■ Recorded data:
★ ★ ★ ★ ★ ★ ★
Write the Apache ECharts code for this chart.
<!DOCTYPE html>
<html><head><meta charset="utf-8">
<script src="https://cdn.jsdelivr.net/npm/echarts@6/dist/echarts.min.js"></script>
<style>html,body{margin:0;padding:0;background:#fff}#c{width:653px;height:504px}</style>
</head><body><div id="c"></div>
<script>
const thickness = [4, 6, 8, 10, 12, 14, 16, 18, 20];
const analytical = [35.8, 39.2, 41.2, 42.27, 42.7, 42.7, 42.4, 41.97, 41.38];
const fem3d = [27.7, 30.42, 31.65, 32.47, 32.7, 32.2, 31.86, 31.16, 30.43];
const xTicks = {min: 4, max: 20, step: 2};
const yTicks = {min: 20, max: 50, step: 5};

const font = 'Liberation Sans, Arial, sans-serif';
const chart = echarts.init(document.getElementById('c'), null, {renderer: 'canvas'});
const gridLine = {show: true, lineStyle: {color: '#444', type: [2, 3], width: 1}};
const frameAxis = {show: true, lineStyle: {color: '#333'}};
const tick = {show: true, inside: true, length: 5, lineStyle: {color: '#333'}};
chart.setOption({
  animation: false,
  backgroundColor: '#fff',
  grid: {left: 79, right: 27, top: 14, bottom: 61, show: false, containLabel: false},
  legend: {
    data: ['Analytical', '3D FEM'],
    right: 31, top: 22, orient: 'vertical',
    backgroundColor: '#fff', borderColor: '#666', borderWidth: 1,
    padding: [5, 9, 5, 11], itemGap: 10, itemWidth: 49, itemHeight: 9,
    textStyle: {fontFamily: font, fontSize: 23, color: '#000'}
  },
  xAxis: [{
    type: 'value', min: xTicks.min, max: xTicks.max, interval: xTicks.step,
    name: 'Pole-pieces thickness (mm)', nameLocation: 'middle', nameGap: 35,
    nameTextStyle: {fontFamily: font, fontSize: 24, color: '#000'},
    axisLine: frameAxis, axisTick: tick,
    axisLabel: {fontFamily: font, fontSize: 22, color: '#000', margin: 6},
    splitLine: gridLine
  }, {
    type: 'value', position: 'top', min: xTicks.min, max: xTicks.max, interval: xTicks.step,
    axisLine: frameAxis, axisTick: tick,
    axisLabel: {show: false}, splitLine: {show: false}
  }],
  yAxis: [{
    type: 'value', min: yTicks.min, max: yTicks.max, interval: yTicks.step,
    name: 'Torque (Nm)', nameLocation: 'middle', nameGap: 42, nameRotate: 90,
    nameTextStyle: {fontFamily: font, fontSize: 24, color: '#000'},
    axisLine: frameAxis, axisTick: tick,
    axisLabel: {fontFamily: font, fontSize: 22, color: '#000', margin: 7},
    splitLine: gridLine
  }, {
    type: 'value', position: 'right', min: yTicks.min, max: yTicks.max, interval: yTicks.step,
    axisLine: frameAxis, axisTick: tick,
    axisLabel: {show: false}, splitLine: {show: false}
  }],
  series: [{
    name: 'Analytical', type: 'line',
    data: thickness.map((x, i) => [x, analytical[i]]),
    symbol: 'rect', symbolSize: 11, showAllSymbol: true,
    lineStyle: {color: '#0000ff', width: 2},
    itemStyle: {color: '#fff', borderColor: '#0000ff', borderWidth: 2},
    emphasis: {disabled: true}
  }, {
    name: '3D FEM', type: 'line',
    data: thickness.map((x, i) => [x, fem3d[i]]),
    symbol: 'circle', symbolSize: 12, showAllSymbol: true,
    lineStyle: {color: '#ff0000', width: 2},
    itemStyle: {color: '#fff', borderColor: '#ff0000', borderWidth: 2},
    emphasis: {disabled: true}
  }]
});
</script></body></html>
★ ★ ★ ★ ★ ★ ★
■ Work to do:
Reproduce the material in full, with no word added or dropped.

■ Final result:
Write the Apache ECharts code for this chart.
<!DOCTYPE html>
<html><head><meta charset="utf-8">
<script src="https://cdn.jsdelivr.net/npm/echarts@6/dist/echarts.min.js"></script>
<style>html,body{margin:0;padding:0;background:#fff}#c{width:653px;height:504px}</style>
</head><body><div id="c"></div>
<script>
const thickness = [4, 6, 8, 10, 12, 14, 16, 18, 20];
const analytical = [35.8, 39.2, 41.2, 42.27, 42.7, 42.7, 42.4, 41.97, 41.38];
const fem3d = [27.7, 30.42, 31.65, 32.47, 32.7, 32.2, 31.86, 31.16, 30.43];
const xTicks = {min: 4, max: 20, step: 2};
const yTicks = {min: 20, max: 50, step: 5};

const font = 'Liberation Sans, Arial, sans-serif';
const chart = echarts.init(document.getElementById('c'), null, {renderer: 'canvas'});
const gridLine = {show: true, lineStyle: {color: '#444', type: [2, 3], width: 1}};
const frameAxis = {show: true, lineStyle: {color: '#333'}};
const tick = {show: true, inside: true, length: 5, lineStyle: {color: '#333'}};
chart.setOption({
  animation: false,
  backgroundColor: '#fff',
  grid: {left: 79, right: 27, top: 14, bottom: 61, show: false, containLabel: false},
  legend: {
    data: ['Analytical', '3D FEM'],
    right: 31, top: 22, orient: 'vertical',
    backgroundColor: '#fff', borderColor: '#666', borderWidth: 1,
    padding: [5, 9, 5, 11], itemGap: 10, itemWidth: 49, itemHeight: 9,
    textStyle: {fontFamily: font, fontSize: 23, color: '#000'}
  },
  xAxis: [{
    type: 'value', min: xTicks.min, max: xTicks.max, interval: xTicks.step,
    name: 'Pole-pieces thickness (mm)', nameLocation: 'middle', nameGap: 35,
    nameTextStyle: {fontFamily: font, fontSize: 24, color: '#000'},
    axisLine: frameAxis, axisTick: tick,
    axisLabel: {fontFamily: font, fontSize: 22, color: '#000', margin: 6},
    splitLine: gridLine
  }, {
    type: 'value', position: 'top', min: xTicks.min, max: xTicks.max, interval: xTicks.step,
    axisLine: frameAxis, axisTick: tick,
    axisLabel: {show: false}, splitLine: {show: false}
  }],
  yAxis: [{
    type: 'value', min: yTicks.min, max: yTicks.max, interval: yTicks.step,
    name: 'Torque (Nm)', nameLocation: 'middle', nameGap: 42, nameRotate: 90,
    nameTextStyle: {fontFamily: font, fontSize: 24, color: '#000'},
    axisLine: frameAxis, axisTick: tick,
    axisLabel: {fontFamily: font, fontSize: 22, color: '#000', margin: 7},
    splitLine: gridLine
  }, {
    type: 'value', position: 'right', min: yTicks.min, max: yTicks.max, interval: yTicks.step,
    axisLine: frameAxis, axisTick: tick,
    axisLabel: {show: false}, splitLine: {show: false}
  }],
  series: [{
    name: 'Analytical', type: 'line',
    data: thickness.map((x, i) => [x, analytical[i]]),
    symbol: 'rect', symbolSize: 11, showAllSymbol: true,
    lineStyle: {color: '#0000ff', width: 2},
    itemStyle: {color: '#fff', borderColor: '#0000ff', borderWidth: 2},
    emphasis: {disabled: true}
  }, {
    name: '3D FEM', type: 'line',
    data: thickness.map((x, i) => [x, fem3d[i]]),
    symbol: 'circle', symbolSize: 12, showAllSymbol: true,
    lineStyle: {color: '#ff0000', width: 2},
    itemStyle: {color: '#fff', borderColor: '#ff0000', borderWidth: 2},
    emphasis: {disabled: true}
  }]
});
</script></body></html>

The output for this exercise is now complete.